0 thoughts on “Guest Blogger Grace Topping: Revenge! Exorcizing Bad Memories Through Your Writing”

  1. Great post, Grace. And yes, I do have some memories I intend to exorcise in the near future. I’ll be attacking one bad memory in my present ‘Rhodes to Murder’ series and a second set of bad memories in an upcoming new series (just now working on the first book for that series). Can’t wait to fictionally kill off a couple of people from my recent past. 🙂

  2. Hi, Mary —

    Thanks for your comments. Isn’t it great to be able to take revenge and not have a guilty conscience for doing so. No one is harmed, and we feel better.

    Grace

    1. Yes, I’ll definitely feel better.You know that line about “forgive and forget”? I definitely believe that one should forgive, but I don’t know how it’s possible to totally forget.

  3. Nice post, Grace–you’re right we all have them! But iif anyone figures out it’s their mean behavior buried beneath our fictional camouflage, we can always say, “well, if you’d behaved better, I wouldn’t have put you in my book!”

    1. You made me laugh. Even when we don’t base a character on someone in our lives, people think they are in your book. Of course, they only see themselves as the good characters. I had a lot of fun creating characters in my manuscript and even drew on my memory of a dentist who made me angry. Talk about exacting revenge!

  4. So, Dear Sister, I’m supposed to take the memory of my husband’s ex girlfriend giving me an enema after childbirth (this was 36 yrs ago) while my husband bottle fed our newborn son in a chair beside my bed, and put it into my next Abstract Painting.

    Not only does that sound interesting, I find myself intrigued with new thoughts of where to find inspiration for my next piece.

    It is of no surprise to me that your talents in writing have come to blogging.

    Now the RESPECT I’ve had for you all my life is out there for the world to see.

    Words haven’t been invented yet to describe the PRIDE I am feeling. DADDY WOULD BE SO PROUD.

    With Love, Libes

    1. Every woman in the world should have a sister as great as you! The memory you describe is definitely one that should be zapped. However, It might make for an interesting abstract painting. Just don’t tell the person you sell it to what it represents. Thanks for your loving support.
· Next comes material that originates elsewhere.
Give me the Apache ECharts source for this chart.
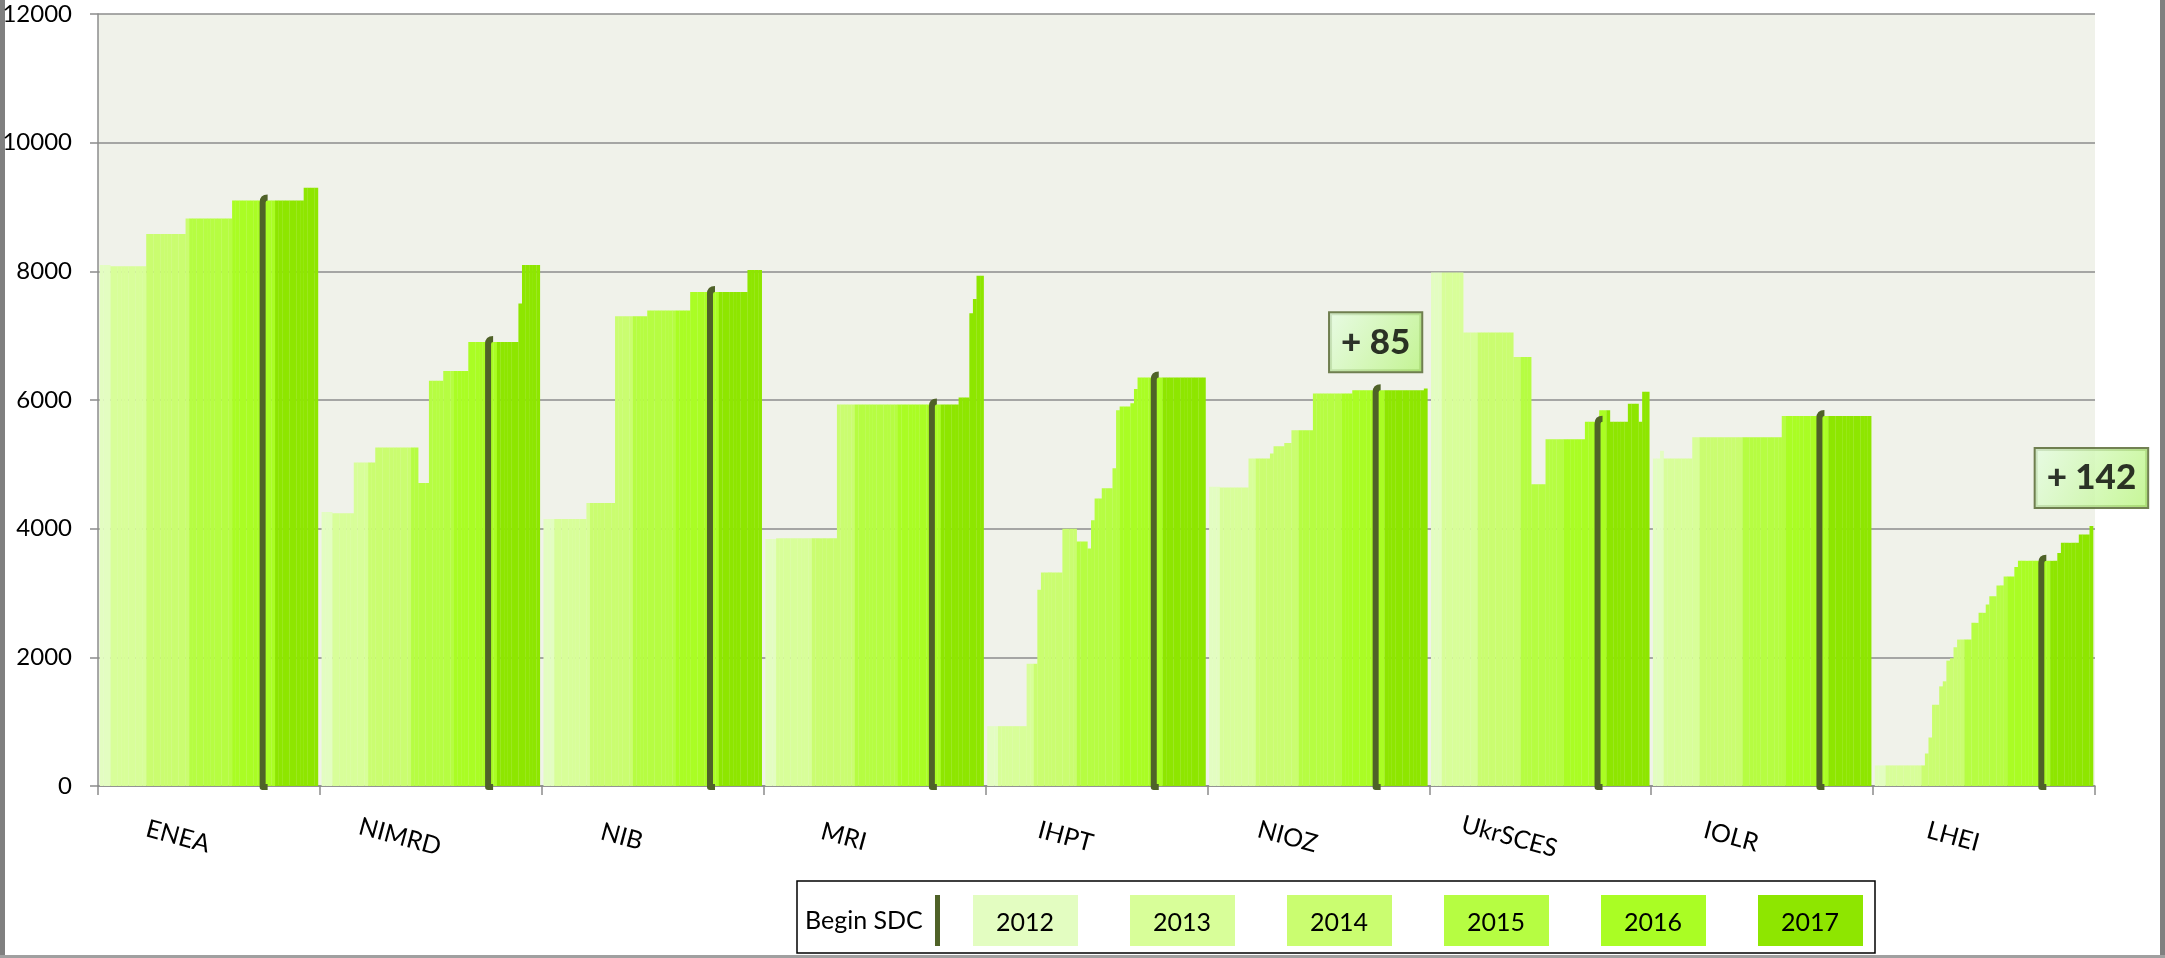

      1. The unpleasant incident was brought to mind to make me cringe once again because I had just run into the woman at the Baptism. After reading your blog of the 3 boys in High School being a red faced moment, I immediately went to one of my worst memories.

  5. Grace, I think the older we get with more life experiences behind us whether good, bad, embarrassing,or painful it can only add to our writing through the characters we create.

    1. Hi, Gloria —

      You’re right. The older we get, the more we have to draw on for our writing. But, fortunately with age, I’m better at shrugging off things that would have driven me crazy when I was younger. But I can still write about them–and laugh.

  6. Grace, you’re so on the nose with this! When I need to make a character uncomfortable, I think back to something I experienced that I caused the same reaction and I write about that. It helps (I think?) that I’m a natural klutz and trip more than I’d like to admit.

    1. Hi, Diane —

      So that’s where you come up with all those situations you have Samatha Kidd experiencing! Often when I read something in a book I’ll stop and wonder if that was something the author personally experienced. They sound too much like real life. Now I’m going to be wondering about Samantha’s escapades..

    2. Diane, appreciate you stopping by “It’s Not Always a Mystery” today. Having recently read a short story and book by you, I can’t imagine you being a klutz — a fashionista but not a klutz.

  7. I always think that writing is a great way to exorcise ghosts of any kind, be it bad memories of things we’ve done or that others have done that has stayed with us. It’s wonderful fodder for our character and maybe even helps us a little bit too!

    1. Hi, Jen — Thanks for stopping by. Now when I read your books I’m going to wonder what experiences were actually yours to begin with.